Regression - Interpretation of coefficents I'm a bit stucked with a problem where I suppose the answer is rather simple.
I have a very simple regression model:
$x_{it} = x_{t-1} + \beta_i P_i(d_{it-1} - x_{it-1}) + \epsilon_{it}$
where $\beta$ basically measures the adjustment from the last observed value $x_{t-1}$ towards another observed value $d_{t-1}$ and $P_i$ is a dummy for different products.
In my case, $\beta$ typically lies between 0 and 1.
Now I have several products $i = 1,...,N$ I can compute the adjustment coefficient $\beta_i$ for and my goal is to explain how the different adjustment parameters depend on some product properties, $m_1,m_2$ for example. So easily spoken something like:
$\beta_i = \delta_0 + \delta_1m_{1i} + \delta_2m_{2i} + \epsilon_{i}$ 
From my understanding I can not regress on a regression coefficient, that just doesn't sound right. The most obvious would be to include interaction terms:
$x_{it} = x_{t-1} + (\delta_0 + \delta_1m_{1i} + \delta_2m_{2i} 
)P_i(d_{it-1} - x_{it-1}) + \epsilon_{it}$.
Is this the right approach meaning do the deltas explain the variation among the betas? Are there actually methods, with which I can actually estimate the deltas? FE/RE for example would estimate deltas for each product i, which is not what I want.
Any help is highly appreciated.
Thanks a lot, 
Chris
 A: You need to ask yourself the following two questions
A) The error term is $\varepsilon_{i}$ in both equations. I presume that's just a typo?
B) Why do you need $P_{i}$ if everything is already indexed by ${i}$?

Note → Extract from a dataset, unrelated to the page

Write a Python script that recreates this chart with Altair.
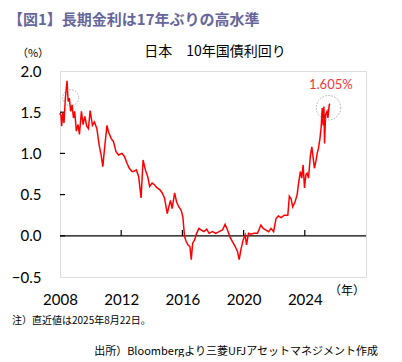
import altair as alt
import pandas as pd

# 10-year JGB yield (%)
years = [
    2008.00, 2008.07, 2008.11, 2008.18, 2008.26, 2008.35, 2008.46, 2008.53, 2008.61,
    2008.70, 2008.79, 2008.88, 2008.96, 2009.07, 2009.18, 2009.27, 2009.40, 2009.51,
    2009.62, 2009.75, 2009.86, 2009.97,
    2010.12, 2010.25, 2010.41, 2010.56, 2010.69, 2010.80, 2010.91,
    2011.07, 2011.17, 2011.35, 2011.50, 2011.66, 2011.83,
    2012.05, 2012.22, 2012.38, 2012.53, 2012.71, 2012.81, 2012.99,
    2013.14, 2013.30, 2013.43, 2013.58, 2013.73, 2013.86,
    2014.02, 2014.17, 2014.35, 2014.52, 2014.68, 2014.83,
    2015.01, 2015.11, 2015.22, 2015.33, 2015.49, 2015.62, 2015.77, 2015.92,
    2016.03, 2016.14, 2016.25, 2016.36, 2016.49, 2016.58, 2016.67, 2016.80, 2016.93,
    2017.08, 2017.24, 2017.41, 2017.59, 2017.74, 2017.96,
    2018.18, 2018.39, 2018.62, 2018.79, 2018.95,
    2019.10, 2019.27, 2019.45, 2019.60, 2019.71, 2019.82, 2019.97,
    2020.10, 2020.19, 2020.32, 2020.48, 2020.69, 2020.91,
    2021.13, 2021.28, 2021.46, 2021.64, 2021.79, 2021.96,
    2022.12, 2022.27, 2022.45, 2022.66, 2022.89, 2022.99,
    2023.10, 2023.21, 2023.36, 2023.50, 2023.58, 2023.71, 2023.80, 2023.89, 2023.98,
    2024.07, 2024.15, 2024.24, 2024.37, 2024.46, 2024.55, 2024.63, 2024.72, 2024.81,
    2024.89, 2024.99, 2025.07, 2025.14, 2025.20, 2025.25, 2025.29, 2025.36, 2025.45,
    2025.51, 2025.60, 2025.64,
]
yields = [
    1.49, 1.45, 1.33, 1.49, 1.37, 1.67, 1.88, 1.63, 1.67,
    1.51, 1.59, 1.43, 1.51, 1.27, 1.35, 1.23, 1.51, 1.35,
    1.45, 1.33, 1.30, 1.52,
    1.34, 1.38, 1.30, 1.10, 0.98, 0.84, 1.06,
    1.34, 1.26, 1.18, 1.14, 1.02, 0.98,
    1.00, 0.96, 0.88, 0.82, 0.78, 0.78, 0.80,
    0.72, 0.46, 0.92, 0.80, 0.72, 0.60,
    0.64, 0.62, 0.58, 0.56, 0.52, 0.46,
    0.27, 0.35, 0.43, 0.33, 0.52, 0.41, 0.35, 0.31,
    0.23, -0.01, -0.07, -0.11, -0.13, -0.29, -0.09, -0.05, 0.03,
    0.09, 0.07, 0.05, 0.08, 0.03, 0.05,
    0.03, 0.05, 0.07, 0.14, 0.07,
    -0.01, -0.07, -0.13, -0.19, -0.29, -0.17, -0.05,
    0.01, -0.11, 0.03, 0.02, 0.03, 0.03,
    0.13, 0.09, 0.07, 0.05, 0.09, 0.05,
    0.21, 0.24, 0.22, 0.25, 0.25, 0.48,
    0.45, 0.35, 0.41, 0.50, 0.62, 0.78, 0.70, 0.86, 0.58,
    0.74, 0.76, 0.70, 0.98, 1.08, 0.94, 0.82, 0.90, 1.00,
    1.06, 1.18, 1.32, 1.55, 1.34, 1.57, 1.12, 1.47, 1.51,
    1.43, 1.59, 1.605,
]

x_ticks = [2008, 2012, 2016, 2020, 2024]
y_ticks = [-0.5, 0.0, 0.5, 1.0, 1.5, 2.0]

circle_years = [2008.70, 2025.55]
circle_values = [1.676, 1.555]
circle_sizes = [256, 595]

label_year = [2025.70]
label_value = [1.83]
label_text = ["1.605%"]

title_text = "【図1】長期金利は17年ぶりの高水準"
subtitle_text = "日本　10年国債利回り"
unit_y = "（%）"
unit_x = "（年）"
note_text = "注）直近値は2025年8月22日。"
source_text = "出所）Bloombergより三菱UFJアセットマネジメント作成"

W, H = 306, 206
JP = "Noto Sans CJK JP"
NUM = "Lato"

df = pd.DataFrame({"year": years, "value": yields})
xs = alt.Scale(domain=[2008, 2028], nice=False, zero=False)
ys = alt.Scale(domain=[-0.5, 2.0], nice=False, zero=False)

line = alt.Chart(df).mark_line(color="#ff0000", strokeWidth=1.5).encode(
    x=alt.X("year:Q", scale=xs, title=None,
            axis=alt.Axis(values=x_ticks, format="d", ticks=False, domain=False,
                          grid=False, labelFont=NUM, labelFontSize=15,
                          labelColor="#000000", labelPadding=22,
                          labelBaseline="middle", labelFlush=False)),
    y=alt.Y("value:Q", scale=ys, title=None,
            axis=alt.Axis(values=y_ticks, format=".1f", ticks=False, domain=False,
                          grid=False, labelFont=NUM, labelFontSize=15,
                          labelColor="#000000", labelPadding=19)),
)

zero = alt.Chart(pd.DataFrame({"v": [0.0]})).mark_rule(color="#000000", strokeWidth=1.3).encode(
    y=alt.Y("v:Q", scale=ys)
)

xt = alt.Chart(pd.DataFrame({"t": x_ticks[1:], "y0": [0.0] * 4, "y1": [0.07] * 4})).mark_rule(
    color="#000000", strokeWidth=1.2).encode(
    x=alt.X("t:Q", scale=xs), y=alt.Y("y0:Q", scale=ys), y2="y1:Q"
)

yt = alt.Chart(pd.DataFrame({"t": y_ticks[1:-1]})).mark_rule(color="#000000", strokeWidth=1.2).encode(
    y=alt.Y("t:Q", scale=ys), x=alt.value(0), x2=alt.value(5)
)

circles = alt.Chart(pd.DataFrame({"year": circle_years, "value": circle_values, "s": circle_sizes})).mark_point(
    shape="circle", filled=False, color="#8c8c8c", strokeWidth=1, strokeDash=[1.5, 1.5]).encode(
    x=alt.X("year:Q", scale=xs), y=alt.Y("value:Q", scale=ys),
    size=alt.Size("s:Q", scale=None, legend=None)
)

lab = alt.Chart(pd.DataFrame({"year": label_year, "value": label_value, "t": label_text})).mark_text(
    color="#f2343c", font=NUM, fontSize=13, align="center", baseline="middle").encode(
    x=alt.X("year:Q", scale=xs), y=alt.Y("value:Q", scale=ys), text="t:N"
)

def txt(t, x, y, size, align="left", color="#000000", weight="normal", font=JP):
    return alt.Chart(pd.DataFrame({"t": [t]})).mark_text(
        align=align, baseline="middle", fontSize=size, color=color,
        fontWeight=weight, font=font).encode(
        x=alt.value(x), y=alt.value(y), text="t:N")

texts = [
    txt(title_text, -52, -51, 15, color="#66669a", weight="bold"),
    txt(subtitle_text, 155, -19, 14, align="center"),
    txt(unit_y, -27, -17, 11, align="center"),
    txt(unit_x, 287, 220, 12, align="center"),
    txt(note_text, -48, 250, 10),
    txt(source_text, 318, 281, 11, align="right"),
]

chart = alt.layer(zero, xt, yt, line, circles, lab, *texts).properties(
    width=W, height=H,
    autosize=alt.AutoSizeParams(type="none"),
    padding={"left": 52, "top": 63, "right": 26, "bottom": 80},
).configure_view(stroke="#000000", strokeWidth=1.2).configure(background="white")

chart.save("out.html", embed_options={"renderer": "svg", "actions": False})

In order to go from the first two equations to the third you need to assume that the error term in the second equation is zero - that is, the adjustment term $\beta_{i}$ depends non-stochastically on the product characteristics, which is definitely what I would do (if you don't, the model gets harder to identify and estimate and I don't know how much better it would fit your deta).
In terms of whether you can estimate the $\delta$s directly, the answer is definitely yes. In terms of how to do it, I only know how to do it in STATA, which has an excellent Maximum Likelihood engine (command mlexp) and that is how I would do it. If you choose to go down that route, you will need to make a distributional assumption on $\varepsilon_{it}$, and write its likelihood function in terms of the parameters and the observed variables.